__Exercise instructions__:
Reproduce, exactly and in full, the lines from the one with "Rebuild this chart" through the one with "de ONU-Objetivos de" in the data below; drop pictures.
Working data start
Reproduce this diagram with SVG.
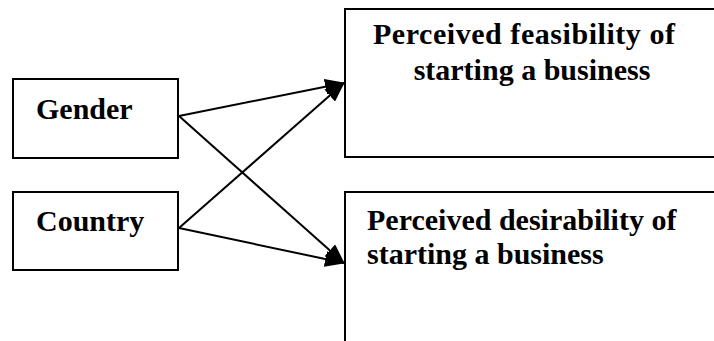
<svg xmlns="http://www.w3.org/2000/svg" width="714" height="341" viewBox="0 0 714 341">
<style>
.box{fill:#fff;stroke:#000;stroke-width:2}
.t{font-family:"Liberation Serif","Times New Roman",serif;font-weight:bold;font-size:30px;fill:#000}
</style>
<defs>
<marker id="ah2" viewBox="0 0 20 16" refX="19" refY="8" markerWidth="20" markerHeight="16" orient="auto" markerUnits="userSpaceOnUse">
<path d="M0,0 L20,8 L0,16 Z" fill="#000"/>
</marker>
</defs>
<g id="gender">
<rect class="box" x="13" y="79" width="165" height="79"/>
<text class="t" x="36" y="119">Gender</text>
</g>
<g id="country">
<rect class="box" x="13" y="192" width="165" height="78"/>
<text class="t" x="36" y="231">Country</text>
</g>
<g id="feasibility">
<path class="box" d="M716,9 L345,9 L345,157 L716,157"/>
<text class="t" x="373" y="44" textLength="302" lengthAdjust="spacing">Perceived feasibility of</text>
<text class="t" x="532" y="80" text-anchor="middle">starting a business</text>
</g>
<g id="desirability">
<path class="box" d="M716,192 L345,192 L345,345"/>
<text class="t" x="367" y="230">Perceived desirability of</text>
<text class="t" x="367" y="264">starting a business</text>
</g>
<g id="connectors" style="stroke:#000;stroke-width:2;fill:none">
<line x1="179" y1="116" x2="344" y2="83" marker-end="url(#ah2)"/>
<line x1="179" y1="116" x2="344" y2="263" marker-end="url(#ah2)"/>
<line x1="179" y1="228" x2="344" y2="83" marker-end="url(#ah2)"/>
<line x1="179" y1="228" x2="344" y2="263" marker-end="url(#ah2)"/>
</g>
</svg>
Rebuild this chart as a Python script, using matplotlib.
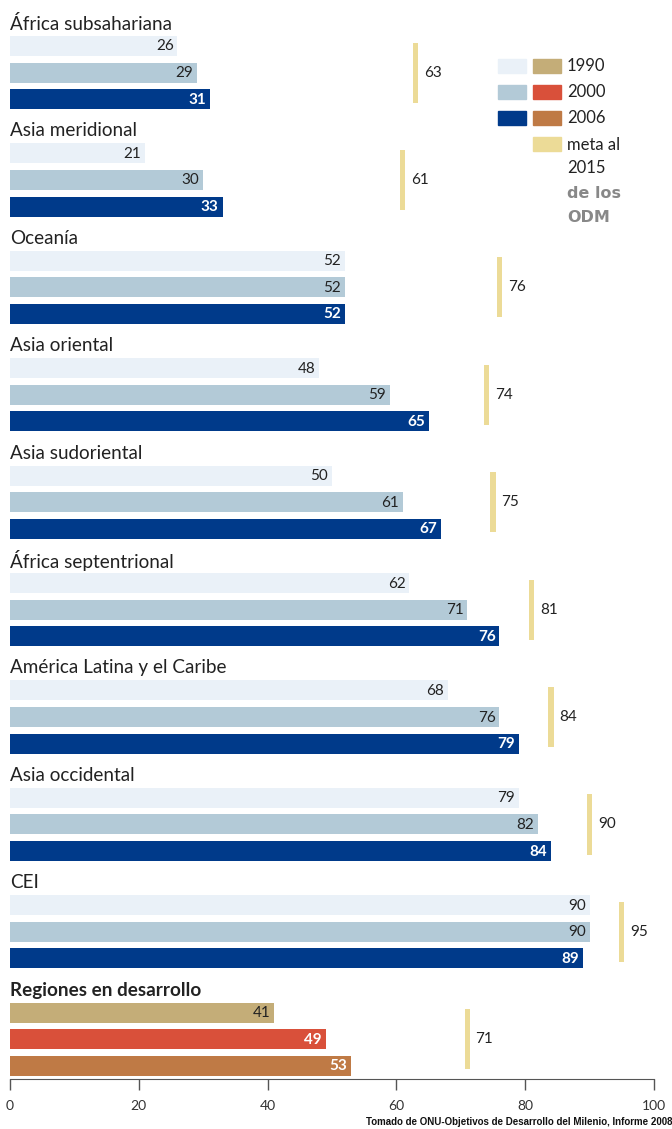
import matplotlib
matplotlib.use("Agg")
import matplotlib.pyplot as plt
from matplotlib.patches import Rectangle

plt.rcParams['font.family'] = ['Lato', 'DejaVu Sans']

# data
regions = ["África subsahariana", "Asia meridional", "Oceanía", "Asia oriental",
           "Asia sudoriental", "África septentrional", "América Latina y el Caribe",
           "Asia occidental", "CEI", "Regiones en desarrollo"]
v1990 = [26, 21, 52, 48, 50, 62, 68, 79, 90, 41]
v2000 = [29, 30, 52, 59, 61, 71, 76, 82, 90, 49]
v2006 = [31, 33, 52, 65, 67, 76, 79, 84, 89, 53]
meta = [63, 61, 76, 74, 75, 81, 84, 90, 95, 71]
years = ["1990", "2000", "2006"]
xticks = [0, 20, 40, 60, 80, 100]
source = "Tomado de ONU-Objetivos de Desarrollo del Milenio, Informe 2008"

blues = ["#eaf1f8", "#b3cad7", "#003a8a"]
warm = ["#c4ad78", "#d9503a", "#bf7a45"]
meta_col = "#ecdb97"
txt = "#222222"

W, H = 672, 1129
fig = plt.figure(figsize=(W / 100, H / 100), dpi=100)
ax_bottom = 1079
ax = fig.add_axes([10 / W, (H - ax_bottom) / H, 644 / W, ax_bottom / H])
ax.set_xlim(0, 100)
ax.set_ylim(ax_bottom, 0)

group_step = 107.4
bar_step = 26.6
bar_h = 20
first_bar = 46

for g, name in enumerate(regions):
    base = first_bar + g * group_step
    last = g == len(regions) - 1
    cols = warm if last else blues
    vals = [v1990[g], v2000[g], v2006[g]]
    for k, v in enumerate(vals):
        yc = base + k * bar_step
        ax.barh(yc, v, height=bar_h, color=cols[k], left=0)
        dark = (k == 2) or (last and k >= 1)
        ax.text(v - 0.6, yc + 0.5, str(v), ha='right', va='center', fontsize=11,
                color='white' if dark else txt, fontweight='bold' if dark else 'normal')
    ax.text(0, base - 22.5, name, ha='left', va='center', fontsize=13.6, color=txt,
            fontweight='bold' if last else 'normal', clip_on=False)
    # goal marker
    ax.bar(meta[g], 2 * bar_step + 7, width=0.8, bottom=base - 3.5, color=meta_col)
    ax.text(meta[g] + 1.3, base + bar_step, str(meta[g]), ha='left', va='center',
            fontsize=11, color=txt)

for s in ['top', 'right', 'left']:
    ax.spines[s].set_visible(False)
ax.spines['bottom'].set_color('#555555')
ax.set_yticks([])
ax.set_xticks(xticks)
ax.tick_params(axis='x', direction='out', length=8, width=1, color='#555555',
               labelsize=10, labelcolor='#333333', pad=7)

# legend in pixel coordinates
def fx(x):
    return x / W

def fy(y):
    return 1 - y / H

leg_y = [66, 92, 118]
for i, yr in enumerate(years):
    fig.add_artist(Rectangle((fx(498), fy(leg_y[i] + 7)), 28 / W, 14 / H,
                             color=blues[i], transform=fig.transFigure))
    fig.add_artist(Rectangle((fx(533), fy(leg_y[i] + 7)), 28 / W, 14 / H,
                             color=warm[i], transform=fig.transFigure))
    fig.text(fx(567), fy(leg_y[i]), yr, ha='left', va='center', fontsize=12, color=txt)
fig.add_artist(Rectangle((fx(533), fy(144 + 7)), 28 / W, 14 / H,
                         color=meta_col, transform=fig.transFigure))
fig.text(fx(567), fy(145), "meta al", ha='left', va='center', fontsize=12, color=txt)
fig.text(fx(567), fy(168), "2015", ha='left', va='center', fontsize=12, color=txt)
fig.text(fx(567), fy(193), "de los", ha='left', va='center', fontsize=11.5,
         color='#888888', fontweight='bold', family=['DejaVu Sans'])
fig.text(fx(567), fy(217), "ODM", ha='left', va='center', fontsize=11.5,
         color='#888888', fontweight='bold', family=['DejaVu Sans'])

fig.text(fx(672), fy(1122), source, ha='right', va='center', fontsize=7,
         fontweight='bold', color='#111111',
         family=['Liberation Sans Narrow', 'Liberation Sans', 'DejaVu Sans'])

fig.savefig("out.png", dpi=100)
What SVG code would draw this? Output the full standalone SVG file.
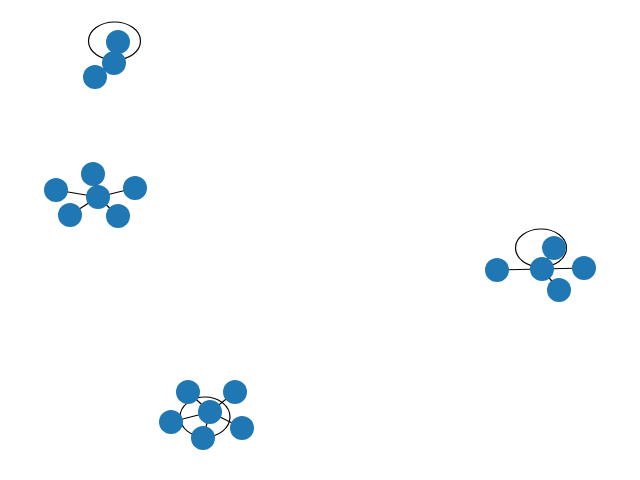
Working data end
__Output of the exercise__:
Rebuild this chart as a Python script, using matplotlib.
import matplotlib
matplotlib.use("Agg")
import matplotlib.pyplot as plt
from matplotlib.patches import Rectangle

plt.rcParams['font.family'] = ['Lato', 'DejaVu Sans']

# data
regions = ["África subsahariana", "Asia meridional", "Oceanía", "Asia oriental",
           "Asia sudoriental", "África septentrional", "América Latina y el Caribe",
           "Asia occidental", "CEI", "Regiones en desarrollo"]
v1990 = [26, 21, 52, 48, 50, 62, 68, 79, 90, 41]
v2000 = [29, 30, 52, 59, 61, 71, 76, 82, 90, 49]
v2006 = [31, 33, 52, 65, 67, 76, 79, 84, 89, 53]
meta = [63, 61, 76, 74, 75, 81, 84, 90, 95, 71]
years = ["1990", "2000", "2006"]
xticks = [0, 20, 40, 60, 80, 100]
source = "Tomado de ONU-Objetivos de Desarrollo del Milenio, Informe 2008"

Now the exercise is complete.